Faculty Recruiting Support CICS

k-Nearest Neighbor Search with Black-Box Neural Similarity Functions

04 Dec
Monday, 12/04/2023 9:00am to 11:00am
Zoom
PhD Thesis Defense
Speaker: Nishant Yadav

The goal of k-nearest neighbor (k-NN) search is to find the top-k similar items for a given query. This task is a widely used subroutine in search, recommendation, question-answering, and many other applications in data mining, machine learning, and information retrieval systems. For many of these tasks, the state-of-the-art query-item similarity models are black-box neural similarity functions such as cross-encoders that jointly encode a query-item pair to directly output a scalar similarity. However, unlike vector-based similarity functions (e.g., inner product), computing a single query-item score using cross-encoders can be computationally expensive as cross-encoders are typically parameterized using deep neural models. For this reason, existing approaches perform k-NN search with cross-encoders using heuristic retrieve-and-rerank approaches where retrieval is done with a separate model (such as dual-encoder or BM25) followed by re-ranking using the cross-encoder.

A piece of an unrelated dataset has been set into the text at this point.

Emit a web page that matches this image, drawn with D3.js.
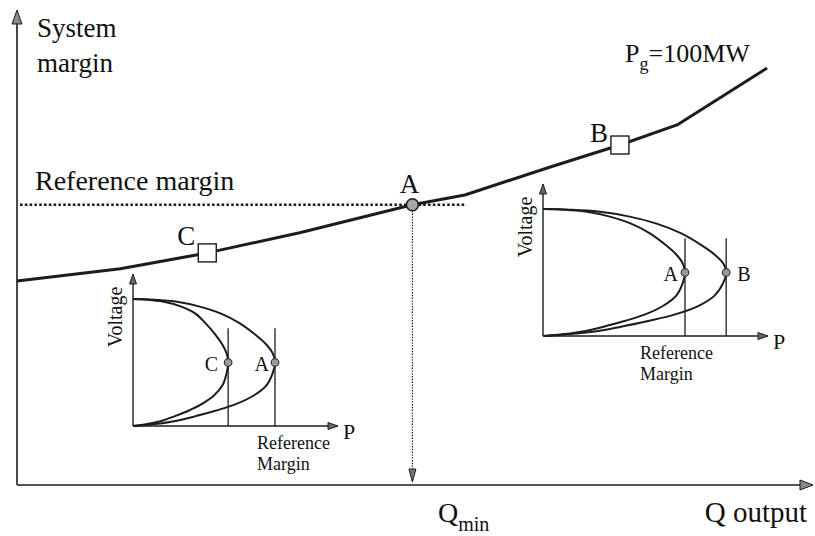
<!DOCTYPE html>
<html>
<head>
<meta charset="utf-8">
<script src="https://cdn.jsdelivr.net/npm/d3@7"></script>
<style>
  html, body { margin: 0; padding: 0; background: #fff; }
  svg { display: block; }
  text { font-family: "Liberation Serif", "Tinos", "DejaVu Serif", "Noto Serif", "Times New Roman", serif; fill: #111; }
</style>
</head>
<body>
<svg id="chart" width="815" height="536"></svg>
<script>
// System margin versus generator reactive output (Pg = 100 MW)
const qOutput      = [0, 13.2, 24.3, 36.1, 50.5, 57.2, 68.1, 77.0, 84.3, 95.8];
const systemMargin = [43.7, 46.3, 49.7, 54.0, 60.0, 62.1, 68.1, 72.8, 77.1, 89.3];
const referenceMargin = 60.0;
const qMin = 50.5;
// operating points marked on the margin curve (index into the arrays above)
const pointNames   = ["C", "A", "B"];
const pointIndex   = [2, 4, 7];

// P-V nose curves for the insets (P in % of the reference-margin load)
const pvVoltage = [1, 0.995, 0.98, 0.94, 0.885, 0.81, 0.72, 0.64, 0.57, 0.5,
                   0.42, 0.32, 0.24, 0.17, 0.12, 0.08, 0.04, 0.015, 0];
const pvCurveC  = [0, 10, 21, 34, 44, 51, 58, 63, 66, 67, 66, 63, 57, 48, 39, 30, 20, 10, 0];
const pvCurveA  = [0, 15, 30, 47, 62, 75, 86, 94, 98.5, 100, 98.5, 94, 85, 72, 58, 45, 30, 15, 0];
const pvCurveB  = [0, 19, 39, 61, 80, 97, 111, 121, 127, 129, 127, 121, 110, 93, 75, 58, 39, 19, 0];
const noseIndex = 9;
const limitLineTop = 0.77;

const svg = d3.select("#chart");
const ink = "#1c1c1c";
const serif = '"Liberation Serif", "Tinos", "DejaVu Serif", "Noto Serif", serif';

const x = d3.scaleLinear().domain([0, 100]).range([17, 800]);
const y = d3.scaleLinear().domain([0, 100]).range([485, 18]);

function arrowHead(g, tipX, tipY, angleDeg, len, half, fill) {
  const a = angleDeg * Math.PI / 180;
  const bx = tipX - len * Math.cos(a), by = tipY - len * Math.sin(a);
  const nx = -Math.sin(a) * half, ny = Math.cos(a) * half;
  g.append("path")
    .attr("d", `M${tipX},${tipY}L${bx + nx},${by + ny}L${bx - nx},${by - ny}Z`)
    .attr("fill", fill).attr("stroke", ink).attr("stroke-width", 1);
}

function label(g) {
  return g.append("text").attr("font-family", serif);
}

// main axes
const axes = svg.append("g");
axes.append("line").attr("x1", x(0)).attr("x2", 806).attr("y1", y(0)).attr("y2", y(0))
  .attr("stroke", ink).attr("stroke-width", 1.6);
arrowHead(axes, 813, y(0), 0, 13, 5, "#888");
axes.append("line").attr("x1", x(0)).attr("x2", x(0)).attr("y1", y(0)).attr("y2", 17)
  .attr("stroke", ink).attr("stroke-width", 1.6);
arrowHead(axes, x(0), 10, -90, 14, 5, "#888");

// reference margin (dotted)
svg.append("line")
  .attr("x1", 20).attr("x2", x(57.4))
  .attr("y1", y(referenceMargin)).attr("y2", y(referenceMargin))
  .attr("stroke", ink).attr("stroke-width", 2.6).attr("stroke-dasharray", "2.6,2.2");

// drop line from A to Qmin
svg.append("line")
  .attr("x1", x(qMin)).attr("x2", x(qMin))
  .attr("y1", y(referenceMargin) + 6).attr("y2", y(0) - 14)
  .attr("stroke", ink).attr("stroke-width", 1.2).attr("stroke-dasharray", "1.4,1.4");
arrowHead(svg, x(qMin), y(0) - 3, 90, 13, 3.5, "#777");

// margin curve
const marginLine = d3.line().x(d => x(d[0])).y(d => y(d[1]));
svg.append("path")
  .datum(qOutput.map((q, i) => [q, systemMargin[i]]))
  .attr("d", marginLine)
  .attr("fill", "none").attr("stroke", ink).attr("stroke-width", 3)
  .attr("stroke-linejoin", "round");

// operating points
pointNames.forEach((name, k) => {
  const i = pointIndex[k];
  const px = x(qOutput[i]), py = y(systemMargin[i]);
  if (name === "A") {
    svg.append("circle").attr("cx", px).attr("cy", py).attr("r", 6)
      .attr("fill", "#a8a8a8").attr("stroke", ink).attr("stroke-width", 1.6);
    label(svg).attr("x", px - 3).attr("y", py - 12)
      .attr("text-anchor", "middle").attr("font-size", 27).text(name);
  } else {
    svg.append("rect").attr("x", px - 9).attr("y", py - 9).attr("width", 18).attr("height", 18)
      .attr("fill", "#fff").attr("stroke", ink).attr("stroke-width", 1.4);
    label(svg).attr("x", px - 12).attr("y", name === "B" ? py - 3 : py - 8)
      .attr("text-anchor", "end").attr("font-size", 27).text(name);
  }
});

// axis and curve labels
const yTitle = label(svg).attr("font-size", 27);
yTitle.append("tspan").attr("x", 37).attr("y", 37).text("System");
yTitle.append("tspan").attr("x", 37).attr("y", 72).text("margin");

label(svg).attr("x", 35).attr("y", 190).attr("font-size", 28).text("Reference margin");

const pg = label(svg).attr("x", 625).attr("y", 62).attr("font-size", 26);
pg.append("tspan").text("P");
pg.append("tspan").attr("font-size", 18).attr("dy", 8).text("g");
pg.append("tspan").attr("dy", -8).text("=100MW");

const qm = label(svg).attr("x", 438).attr("y", 522).attr("font-size", 28);
qm.append("tspan").text("Q");
qm.append("tspan").attr("font-size", 20).attr("dy", 9).text("min");

label(svg).attr("x", 807).attr("y", 522).attr("text-anchor", "end")
  .attr("font-size", 29).text("Q output");

// P-V inset diagrams
const pScale = d3.scaleLinear().domain([0, 100]).range([0, 142]);
const vScale = d3.scaleLinear().domain([0, 1]).range([0, -127]);
const pvLine = d3.line().x(d => pScale(d[0])).y(d => vScale(d[1]))
  .curve(d3.curveCatmullRom.alpha(0.5));

const insets = [
  { ox: 133, oy: 426, axisLen: 205, textX: 124,
    curves: [ { name: "C", p: pvCurveC, side: -1, dx: 10 },
              { name: "A", p: pvCurveA, side: -1, dx: 6 } ] },
  { ox: 543, oy: 336, axisLen: 225, textX: 97,
    curves: [ { name: "A", p: pvCurveA, side: -1, dx: 7 },
              { name: "B", p: pvCurveB, side: 1, dx: 11 } ] }
];

insets.forEach(cfg => {
  const g = svg.append("g").attr("transform", `translate(${cfg.ox},${cfg.oy})`);
  // axes
  g.append("line").attr("x1", 0).attr("x2", cfg.axisLen - 8).attr("y1", 0).attr("y2", 0)
    .attr("stroke", ink).attr("stroke-width", 1.4);
  arrowHead(g, cfg.axisLen, 0, 0, 10, 3.5, "#666");
  g.append("line").attr("x1", 0).attr("x2", 0).attr("y1", 0).attr("y2", -144)
    .attr("stroke", ink).attr("stroke-width", 1.4);
  arrowHead(g, 0, -152, -90, 10, 3.5, "#666");

  cfg.curves.forEach(c => {
    const pts = c.p.map((p, i) => [p, pvVoltage[i]]);
    g.append("path").datum(pts).attr("d", pvLine)
      .attr("fill", "none").attr("stroke", ink).attr("stroke-width", 2);
    const nx = pScale(c.p[noseIndex]);
    g.append("line").attr("x1", nx).attr("x2", nx)
      .attr("y1", 0).attr("y2", vScale(limitLineTop))
      .attr("stroke", ink).attr("stroke-width", 1.3);
    const ny = vScale(pvVoltage[noseIndex]);
    g.append("circle").attr("cx", nx).attr("cy", ny).attr("r", 3.8)
      .attr("fill", "#9a9a9a").attr("stroke", "#333").attr("stroke-width", 1.2);
    label(g)
      .attr("x", nx + c.side * c.dx).attr("y", ny + 8)
      .attr("text-anchor", c.side < 0 ? "end" : "start")
      .attr("font-size", 20).text(c.name);
  });

  label(g).attr("x", cfg.axisLen + 5).attr("y", 13).attr("font-size", 22).text("P");
  label(g).attr("transform", "translate(-11,-109) rotate(-90)")
    .attr("text-anchor", "middle").attr("font-size", 20).text("Voltage");
  label(g).attr("x", cfg.textX).attr("y", 23).attr("font-size", 18).text("Reference");
  label(g).attr("x", cfg.textX).attr("y", 44).attr("font-size", 18).text("Margin");
});
</script>
</body>
</html>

In this thesis, we propose efficient matrix-factorization-based approaches to support k-NN search with a given cross-encoder model. First, we introduce, ANNCUR, a CUR-decomposition-based method for finding (approximate) k-nearest neighbor items for a test query. ANNCUR approximates the cross-encoder scores of all items for the test query by comparing the test query with only a small subset of adaptively-chosen anchor items and performs retrieval using the approximate scores.

The indexing step for CUR-based approaches computes a dense matrix by scoring all items against a set of anchor/train queries. With the goal of reducing the indexing complexity in order to scale to millions of items, we propose to learn query/item embeddings using sparse-matrix factorization-based approaches to approximate the cross-encoder. We perform k-NN search for a given test-query using the approximate scores with an adaptive search strategy that performs retrieval over multiple rounds and uses feedback on retrieved items to improve the cross-encoder approximation and hence retrieval in subsequent rounds. Empirically, our proposed approaches provide significant improvements in recall-vs-latency tradeoffs over existing retrieve-and-rerank pipelines on zero-shot entity linking and information retrieval benchmarks.

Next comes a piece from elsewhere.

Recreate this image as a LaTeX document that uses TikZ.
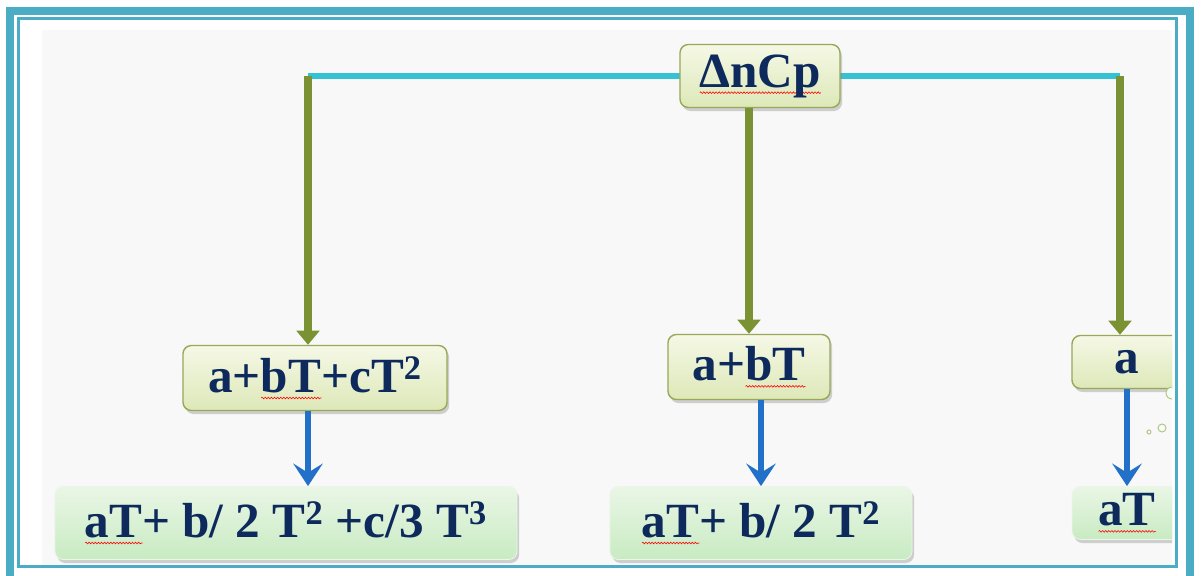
\documentclass[tikz,border=0pt]{standalone}
\usepackage{fontspec}
\setmainfont{Liberation Serif}
\usepackage{tikz}
\usetikzlibrary{arrows.meta,positioning,shadows,calc,decorations.pathmorphing}
\definecolor{frameTeal}{HTML}{4BACC6}
\definecolor{lineCyan}{HTML}{35C2D4}
\definecolor{arrowOlive}{HTML}{7A9234}
\definecolor{arrowBlue}{HTML}{2270C8}
\definecolor{textNavy}{HTML}{0E2A5C}
\definecolor{boxEdge}{HTML}{97A858}
\definecolor{boxTop}{HTML}{F5F8E6}
\definecolor{boxBottom}{HTML}{DDE8B8}
\definecolor{intTop}{HTML}{EAF6E6}
\definecolor{intBottom}{HTML}{C8EBC2}
\definecolor{paperGray}{HTML}{F8F8F8}
% red spell-check squiggle
\newlength\spellwd
\newcommand\spellmark[1]{\settowidth\spellwd{#1}\rlap{\tikz[x=1pt,y=1pt,baseline=0pt,sharp corners]\draw[red,line width=0.4pt,decorate,decoration={snake,amplitude=0.6pt,segment length=2.2pt}] (0,-4) -- (\spellwd,-4);}#1}
\tikzset{
  termbox/.style={rounded corners=6pt, draw=boxEdge, line width=1pt,
    top color=boxTop, bottom color=boxBottom,
    drop shadow={shadow xshift=1.5pt, shadow yshift=-2.5pt, opacity=0.35},
    text=textNavy, font=\fontsize{35}{38}\selectfont\bfseries},
  intbox/.style={rounded corners=6pt, draw=intTop, line width=0.6pt,
    top color=intTop, bottom color=intBottom,
    drop shadow={shadow xshift=1.5pt, shadow yshift=-2.5pt, opacity=0.35},
    text=textNavy, font=\fontsize{35}{38}\selectfont\bfseries},
  cyanline/.style={lineCyan, line width=3.6pt},
  olivearrow/.style={arrowOlive, line width=5.5pt, -{Triangle[length=10pt,width=16pt]}},
  bluearrow/.style={arrowBlue, line width=4.2pt, -{Stealth[length=16pt,width=21pt,inset=6.5pt]}},
  bubble/.style={draw=boxEdge!70, fill=green!5!white, line width=0.7pt}
}
\begin{document}
\begin{tikzpicture}[x=0.025cm,y=-0.025cm]
    \useasboundingbox (0,0) rectangle (1203,576);
    % Frame
    \fill[white] (0,0) rectangle (1203,576);
    \draw[frameTeal, line width=5.7pt] (10,11) rectangle (1190,580);
    \draw[frameTeal, line width=1.8pt] (18.5,18.5) rectangle (1176.5,566.5);
    \fill[paperGray] (42,30) rectangle (1172,565);
    \begin{scope}
    \clip (20,20) rectangle (1172,565);
    % Nodes
    \coordinate (lft) at (308,76);
    \coordinate (rgt) at (1120,76);
    \draw[cyanline] (lft) -- (rgt);
    \node[termbox, minimum width=4cm, minimum height=1.575cm] (top) at (760,76) {\spellmark{ΔnCp}};
    \node[termbox, minimum width=6.6cm, minimum height=1.625cm] (quad) at (315,378) {a+\spellmark{bT}+cT\textsuperscript{2}};
    \node[termbox, minimum width=4.05cm, minimum height=1.625cm] (lin) at (749,367) {a+\spellmark{bT}};
    \node[termbox, minimum width=2.75cm, minimum height=1.325cm] (const) at (1127,362) {a};
    \node[intbox, minimum width=11.55cm, minimum height=1.825cm] (cubic) at (286,523) {\spellmark{aT}+ b/ 2 T\textsuperscript{2} +c/3 T\textsuperscript{3}};
    \node[intbox, minimum width=7.55cm, minimum height=1.825cm] (quadres) at (761,523) {\spellmark{aT}+ b/ 2 T\textsuperscript{2}};
    \node[intbox, minimum width=2.75cm, minimum height=1.325cm] (constres) at (1127,513) {\spellmark{aT}};
    % Arrows
    \draw[olivearrow] (lft) -- (lft |- quad.north);
    \draw[olivearrow] (top.south -| lin.north) -- (lin.north);
    \draw[olivearrow] (rgt) -- (rgt |- const.north);
    \draw[bluearrow] (lft |- quad.south) -- (lft |- cubic.north);
    \draw[bluearrow] (quadres.north |- lin.south) -- (quadres.north);
    \draw[bluearrow] (const.south) -- (constres.north);
    % Bubbles
    \draw[bubble] (1172,393) circle (6);
    \draw[bubble] (1162,428) circle (4);
    \draw[bubble] (1149,432) circle (2);
    \end{scope}
\end{tikzpicture}
\end{document}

In the final chapter, we propose various loss functions and strategies for training cross-encoder models to improve k-NN search performance of the proposed methods by making the resulting cross-encoder score matrix easier to approximate without affecting the accuracy of cross-encoder similarity on downstream tasks. We also use proposed k-NN search methods to dynamically sample negative items/examples while training cross-encoders to improve the robustness of cross-encoder models on downstream tasks.